La Prima Estate è un altro mondo (con gli Air arrivati dallo spazio)
Si sta sdraiati sui teli da spiaggia nel prato, tutto intorno un’aria da vacanza, quando sul palco arrivano gli Air dentro tute bianche, inquadrati da una cornice luminescente e illuminati da luci flou. Sembrano arrivare dallo spazio, da una dimensione lontana, da un mondo in cui si può ancora sognare, e la sensazione si fa ancora più intensa appena Nicolas Godin e Jean-Benoît Dunckel attaccano con i sintetizzatori, ed ecco quella certa atmosfera sospesa, rarefatta e un po’ malinconica come solo pochi sanno fare, dopotutto il French touch è cosa loro, non nostra, c’è poco da fare. Al Festival La Prima Estate a Lido di Camaiore, in Versilia, seconda serata del primo weekend, i telefoni sono rivolti verso la band ma non come ci si aspetterebbe in questi nostri tempi di brain rot da social: la gente ascolta davvero la musica, guarda davvero quel che succede sul palco. Non è scontato. La FOMO, la paura di perdersi le cose e quindi l’ansia di farsi vedere – tra le tante patologie sociali di oggi – non sembra essere il motore di questo piccolo festival boutique. A portare la gente al Parco Bussola Domani, ex luogo di storici concerti dagli anni Sessanta in poi e ora riqualificato – è solo genuino amore per la musica. Lo si vede dalle facce degli spettatori, che sono un po’ sempre le stesse. E lo si deve a un cartellone che tiene duro, eroicamente, con la giusta distanza dal mainstream (non solo pop) e un focus sulla musica di qualità, con coerenza.
Il primo weekend è stato un’oasi del rock alternativo o art rock, una riserva indiana con dentro nomi noti ma non da masse: tra gli altri, gli Spiritualized, i Mogwai, St. Vincent, gli Air appunto, Nic Cester e i Tv On The Radio. «È stato il più bel weekend della storia della Prima Estate, che è arrivata al quarto anno», dice convinto il direttore artistico del festival Enrico D’Alessandro. «È successo qualcosa di magico sul palco ogni sera. Merito di una proposta lineare, coerente: niente hip hop o house, per dire. Il livello delle performance è stato altissimo».
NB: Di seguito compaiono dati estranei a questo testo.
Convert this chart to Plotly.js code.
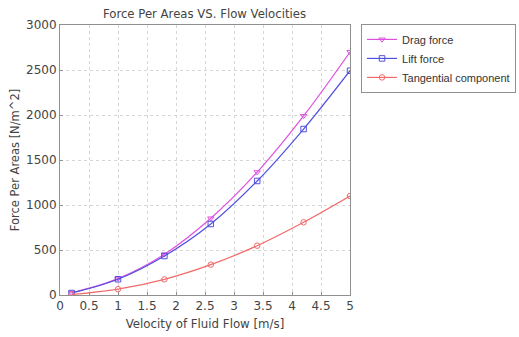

I concerti del primo weekend, dai Mogwai agli Air
Headliner della prima serata i Mogwai, band scozzese post-rock attiva dai primi anni ’90, con un set strumentale potentissimo, oscuro e denso di tensione, fedele al loro spirito noise. I Mogwai alternano momenti di sospensione eterea (Jim Morrison, Somewhere Nice, Fanzine) a esplosioni sonore epiche (We’re No Here, Ritchie Sacramento, Satan). La seconda serata, forse la più bella, è tutta di St. Vincent e degli Air. La prima, una delle voci più autorevoli e sperimentali del rock contemporaneo, con la chitarra sempre imbracciata e un talento teatrale incredibile, ci offre una selezione trasversale del suo repertorio: la sensualità funky di Pay Your Way in Pain, la furia glam di Sugarboy, le venature grunge di Broken Man, la hit Los Ageless, più momenti intimisti: un mix di introspezione e spettacolo, specialità della casa.
Gli Air portano la magia del loro sound con un live set elegantissimo e poetico, quasi interamente tratto da Moon Safari (1998), con inserti da Talkie Walkie, 10 000 Hz Legend e The Virgin Suicides. Si parte da La Femme d’Argent, canzone-manifesto che stabilisce subito il mood sognante, ci sono hit come Sexy Boy (con tanto di scimmia che vola nello schermo) e Cherry Blossom Girl, che si alternano a gemme strumentali come Alone in Kyoto e Highschool Lover – e quando parte quest’ultima, lo spirito di Sofia Coppola (la canzone è nella colonna sonora del suo film Il giardino delle vergini suicide) sembra riportare i quarantenni del pubblico agli anni della giovinezza. Lacrimucce, sì.
Durante la terza serata, Nic Cester manda a quel paese i Kings of Leon («Fuck Kings of Leon»: sì, dice così), che hanno dato forfait al festival per via dell’infortunio al piede del frontman Caleb Followill: forse Nic vuole fare il simpatico, forse è serio, non si capisce. In ogni caso, l’ex voce dei Jet fa il suo con un set soul-rock energico e raffinato, che chiude a sorpresa con Un’avventura di Lucio Battisti. E infine i TV On The Radio, ambasciatori del rock indie americano, con una scaletta potente e stratificata, che ripercorre il percorso della band newyorkese, tra art rock ed energia soul-punk, tra pezzi più recenti (Happy Idiot, Could You) e classici come Wolf e DLZ.